> **MATERIAL**
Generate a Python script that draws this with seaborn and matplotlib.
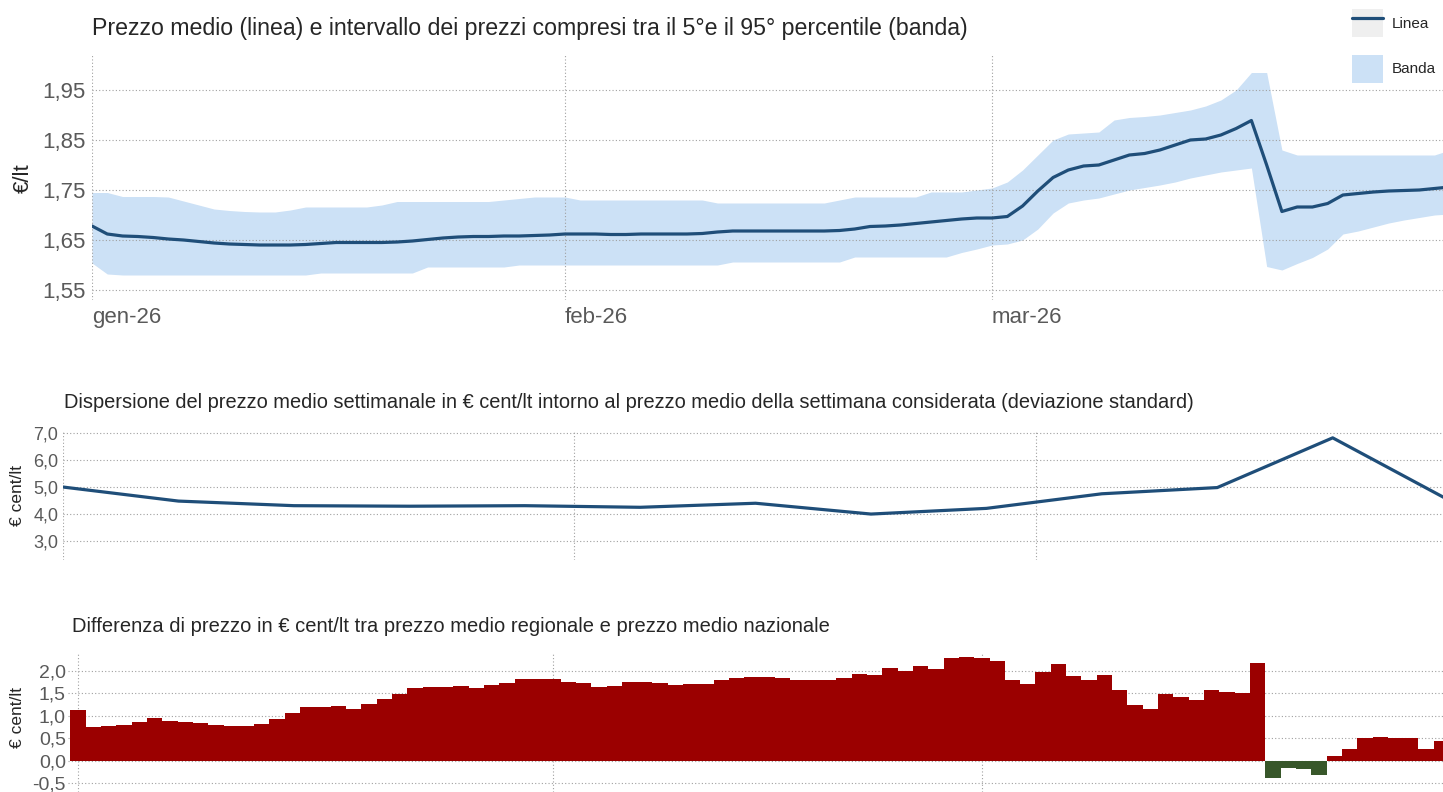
import matplotlib
matplotlib.use("Agg")
import matplotlib.pyplot as plt
import seaborn as sns
import numpy as np
import pandas as pd
from matplotlib.lines import Line2D
from matplotlib.patches import Patch
from matplotlib.legend_handler import HandlerTuple

# ---------------- data ----------------
start_date = "2026-01-01"
n_days = 90

mean_price = [
    1.678, 1.662, 1.658, 1.657, 1.655, 1.652, 1.650, 1.647, 1.644, 1.642,
    1.641, 1.640, 1.640, 1.640, 1.641, 1.643, 1.645, 1.645, 1.645, 1.645,
    1.646, 1.648, 1.651, 1.654, 1.656, 1.657, 1.657, 1.658, 1.658, 1.659,
    1.660, 1.662, 1.662, 1.662, 1.661, 1.661, 1.662, 1.662, 1.662, 1.662,
    1.663, 1.666, 1.668, 1.668, 1.668, 1.668, 1.668, 1.668, 1.668, 1.669,
    1.672, 1.677, 1.678, 1.680, 1.683, 1.686, 1.689, 1.692, 1.694, 1.694,
    1.697, 1.718, 1.748, 1.775, 1.790, 1.798, 1.800, 1.810, 1.820, 1.823,
    1.830, 1.840, 1.850, 1.852, 1.860, 1.873, 1.889, 1.800, 1.707, 1.716,
    1.716, 1.723, 1.740, 1.743, 1.746, 1.748, 1.749, 1.750, 1.753, 1.756,
]

band_upper = [
    1.745, 1.745, 1.737, 1.737, 1.737, 1.736, 1.728, 1.720, 1.712, 1.709,
    1.707, 1.706, 1.706, 1.710, 1.716, 1.716, 1.716, 1.716, 1.716, 1.720,
    1.727, 1.727, 1.727, 1.727, 1.727, 1.727, 1.727, 1.730, 1.733, 1.736,
    1.736, 1.736, 1.730, 1.730, 1.730, 1.730, 1.730, 1.730, 1.730, 1.730,
    1.730, 1.724, 1.724, 1.724, 1.724, 1.724, 1.724, 1.724, 1.724, 1.730,
    1.736, 1.736, 1.736, 1.736, 1.736, 1.746, 1.746, 1.746, 1.750, 1.754,
    1.766, 1.790, 1.820, 1.850, 1.862, 1.864, 1.866, 1.890, 1.895, 1.897,
    1.900, 1.905, 1.910, 1.918, 1.930, 1.950, 1.985, 1.985, 1.830, 1.820,
    1.820, 1.820, 1.820, 1.820, 1.820, 1.820, 1.820, 1.820, 1.820, 1.830,
]

band_lower = [
    1.604, 1.582, 1.580, 1.580, 1.580, 1.580, 1.580, 1.580, 1.580, 1.580,
    1.580, 1.580, 1.580, 1.580, 1.580, 1.584, 1.584, 1.584, 1.584, 1.584,
    1.584, 1.584, 1.596, 1.596, 1.596, 1.596, 1.596, 1.596, 1.600, 1.600,
    1.600, 1.600, 1.600, 1.600, 1.600, 1.600, 1.600, 1.600, 1.600, 1.600,
    1.600, 1.600, 1.606, 1.606, 1.606, 1.606, 1.606, 1.606, 1.606, 1.606,
    1.616, 1.616, 1.616, 1.616, 1.616, 1.616, 1.616, 1.625, 1.632, 1.640,
    1.642, 1.650, 1.672, 1.704, 1.724, 1.730, 1.734, 1.742, 1.750, 1.755,
    1.760, 1.766, 1.774, 1.780, 1.786, 1.790, 1.794, 1.597, 1.590, 1.603,
    1.615, 1.632, 1.662, 1.668, 1.676, 1.684, 1.690, 1.695, 1.700, 1.702,
]

weekly_std = [5.00, 4.48, 4.31, 4.29, 4.31, 4.25, 4.40, 4.00, 4.21, 4.75, 4.98, 6.82, 4.53]

regional_diff = [
    1.13, 0.76, 0.785, 0.80, 0.87, 0.95, 0.89, 0.86, 0.84, 0.81,
    0.785, 0.785, 0.82, 0.93, 1.06, 1.21, 1.21, 1.23, 1.15, 1.26,
    1.38, 1.49, 1.62, 1.64, 1.64, 1.67, 1.63, 1.69, 1.73, 1.82,
    1.82, 1.82, 1.76, 1.73, 1.64, 1.67, 1.76, 1.76, 1.73, 1.69,
    1.70, 1.70, 1.79, 1.84, 1.86, 1.87, 1.84, 1.81, 1.79, 1.79,
    1.84, 1.93, 1.91, 2.07, 2.01, 2.12, 2.04, 2.28, 2.30, 2.28,
    2.23, 1.80, 1.71, 1.97, 2.15, 1.89, 1.79, 1.90, 1.58, 1.24,
    1.15, 1.49, 1.43, 1.36, 1.57, 1.54, 1.51, 2.17, -0.37, -0.15,
    -0.18, -0.31, 0.11, 0.27, 0.51, 0.53, 0.51, 0.51, 0.27, 0.44,
]

month_ticks = ["2026-01-01", "2026-02-01", "2026-03-01"]
month_labels = ["gen-26", "feb-26", "mar-26"]
top_yticks = [1.55, 1.65, 1.75, 1.85, 1.95]
mid_yticks = [3.0, 4.0, 5.0, 6.0, 7.0]
bot_yticks = [-0.5, 0.0, 0.5, 1.0, 1.5, 2.0]

title_top = "Prezzo medio (linea) e intervallo dei prezzi compresi tra il 5°e il 95° percentile (banda)"
title_mid = ("Dispersione del prezzo medio settimanale in € cent/lt intorno al prezzo medio "
             "della settimana considerata (deviazione standard)")
title_bot = "Differenza di prezzo in € cent/lt tra prezzo medio regionale e prezzo medio nazionale"

# ---------------- style ----------------
sns.set_style("white")
plt.rcParams["font.family"] = ["Liberation Sans", "DejaVu Sans"]

LINE = "#1f4e79"
BAND = "#cce1f6"
RED = "#9b0000"
GREEN = "#38572a"
GRID = "#a0a0a0"
TICK = "#595959"
TEXT = "#262626"

start = pd.Timestamp(start_date)
daily = pd.date_range(start, periods=n_days, freq="D")
weekly = pd.date_range(start, periods=len(weekly_std), freq="7D")
mticks = pd.to_datetime(month_ticks)

W, H = 1443, 792
fig = plt.figure(figsize=(W / 100, H / 100), dpi=100)


def axes_px(left, top, right, bottom):
    return fig.add_axes([left / W, 1 - bottom / H, (right - left) / W, (bottom - top) / H])


def style_axes(ax, yticks, fmt, size, pad):
    for s in ax.spines.values():
        s.set_visible(False)
    ax.set_axisbelow(True)
    ax.grid(True, axis="both", linestyle=(0, (1, 2)), color=GRID, linewidth=0.8)
    ax.set_yticks(yticks)
    ax.set_yticklabels([fmt.format(v).replace(".", ",") for v in yticks])
    ax.set_xticks(mticks)
    ax.tick_params(length=0, labelsize=size, colors=TICK, pad=pad)
    ax.set_xlabel("")
    ax.set_ylabel("")


# ---- top panel ----
ax1 = axes_px(92, 55, 1443, 300)
ax1.fill_between(daily, band_lower, band_upper, color=BAND, linewidth=0, zorder=0.4)
sns.lineplot(x=daily, y=mean_price, ax=ax1, color=LINE, linewidth=2.3, zorder=3)
ax1.set_xlim(start, start + pd.Timedelta(days=88.56))
ax1.set_ylim(1.53, 2.02)
style_axes(ax1, top_yticks, "{:.2f}", 16, 4.5)
ax1.set_xticklabels(month_labels)
for lbl in ax1.get_xticklabels():
    lbl.set_ha("left")
ax1.tick_params(axis="x", pad=5)

# ---- middle panel ----
ax2 = axes_px(63, 430, 1443, 560)
sns.lineplot(x=weekly, y=weekly_std, ax=ax2, color=LINE, linewidth=2.3, zorder=3)
ax2.set_xlim(start, start + pd.Timedelta(days=83.69))
ax2.set_ylim(2.30, 7.11)
style_axes(ax2, mid_yticks, "{:.1f}", 13, 3.5)
ax2.set_xticklabels([])

# ---- bottom panel ----
ax3 = axes_px(68, 653, 1443, 792)
bar_colors = [RED if v >= 0 else GREEN for v in regional_diff]
ax3.bar(daily, regional_diff, width=1.0, color=bar_colors, linewidth=0, align="center", zorder=2)
ax3.set_xlim(start - pd.Timedelta(days=0.65), start + pd.Timedelta(days=89.1))
ax3.set_ylim(-0.689, 2.40)
style_axes(ax3, bot_yticks, "{:.1f}", 14, 1.5)
ax3.set_xticklabels([])

# ---- titles & axis labels ----
fig.text(92 / W, 1 - 35 / H, title_top, fontsize=16.7, color=TEXT, ha="left", va="baseline")
fig.text(64 / W, 1 - 408 / H, title_mid, fontsize=14.45, color=TEXT, ha="left", va="baseline")
fig.text(72 / W, 1 - 632 / H, title_bot, fontsize=14.5, color=TEXT, ha="left", va="baseline")

fig.text(23 / W, 1 - 178 / H, "€/lt", fontsize=16, color=TEXT, rotation=90, ha="center", va="center")
fig.text(18 / W, 1 - 495 / H, "€ cent/lt", fontsize=12.5, color=TEXT, rotation=90, ha="center", va="center")
fig.text(18 / W, 1 - 717 / H, "€ cent/lt", fontsize=12.5, color=TEXT, rotation=90, ha="center", va="center")

# ---- legend ----
handles = [
    (Patch(facecolor="#efefef", edgecolor="none"), Line2D([], [], color=LINE, linewidth=2.3)),
    Patch(facecolor=BAND, edgecolor="none"),
]
leg = fig.legend(
    handles, ["Linea", "Banda"],
    handler_map={tuple: HandlerTuple(ndivide=1, pad=0)},
    loc="upper left", bbox_to_anchor=(1352 / W, 1 - 9 / H),
    frameon=False, fontsize=11, handlelength=2.03, handleheight=2.44,
    labelspacing=1.15, handletextpad=0.6, borderpad=0, borderaxespad=0,
)
for t in leg.get_texts():
    t.set_color(TEXT)

fig.savefig("out.png", dpi=100)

> **WHAT YOU WILL DO**
Print, exactly as written, the lines above from the first one to the one containing "n_days = 90". Leave out pictures.

> **WORKED ANSWER**
Generate a Python script that draws this with seaborn and matplotlib.
import matplotlib
matplotlib.use("Agg")
import matplotlib.pyplot as plt
import seaborn as sns
import numpy as np
import pandas as pd
from matplotlib.lines import Line2D
from matplotlib.patches import Patch
from matplotlib.legend_handler import HandlerTuple

# ---------------- data ----------------
start_date = "2026-01-01"
n_days = 90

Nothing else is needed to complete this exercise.